Un chemin longe la voie ferrée, il va peut-être déboucher plus loin sur une autre ouverture… après 200m en effet un passage ; j’ai finalement dépassé le fond du jardin, un homme s’active à déblayer son bout de terrain ; il m’explique qu’en fait je suis là sur un terrain privé, que les jardins partagés s’arrêtent au grillage devant nous. Vous voulez y entrer ? Ni une ni deux il hausse la voix pour appeler une femme qui s’active dans ce fond de jardin. Après explications, je suis invité à refaire le tour inverse, et me présenter au portail qui sera cette fois-ci ouvert. Martine m’ouvre la porte, et je vais ainsi faire une visite improvisée des différentes parcelles de ce jardin partagé. Chaque parcelle est un peu à l’image de son(sa) jardinier(ère), et certainement le reflet de sa personnalité. Au milieu, un petit espace herbé fait office de terrasse : une table, des chaises éparpillées sous les branches d’un arbre ;
« Ici les gens se retrouvent le soir pour discuter ».
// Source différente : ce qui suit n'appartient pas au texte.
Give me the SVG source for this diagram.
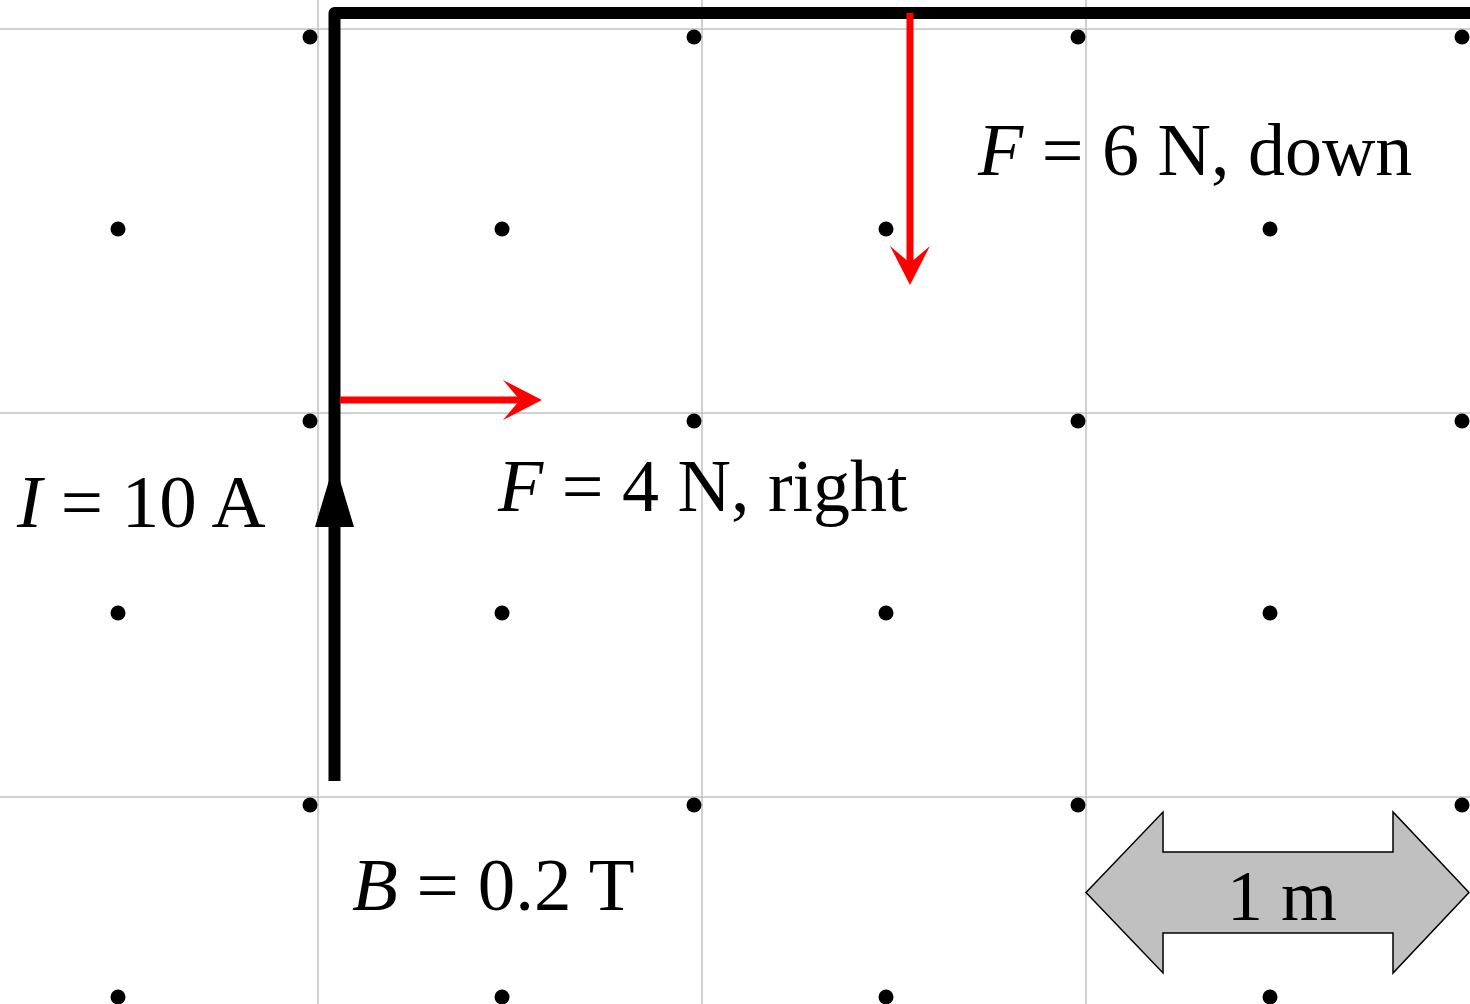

Chez Martine, tout est réfléchi, pensé, l’alliance des végétaux entre eux, le placement géométrique, suivant des lignes, des courbes secrètes, le tout en harmonie avec l’énergie cosmique du monde. Au centre de la parcelle, tout est contenu au sein d’un cercle énergétique ultime. « Ici je suis bien, je remets en ordre les choses à ma façon… »
Au milieu du jardin au cours de la visite toujours accompagné de Martine, mon regard s’arrête sur une scène que je n’attendais pas ici : une poupée, tâche colorée au travers du vert dominant, est posée sur une table, sous un petit abri. Son jardinier est absent, elle semble l’attendre… Je m’accroupis au milieu du jardin pour fixer ce moment ; ce sera une des photographies du livre.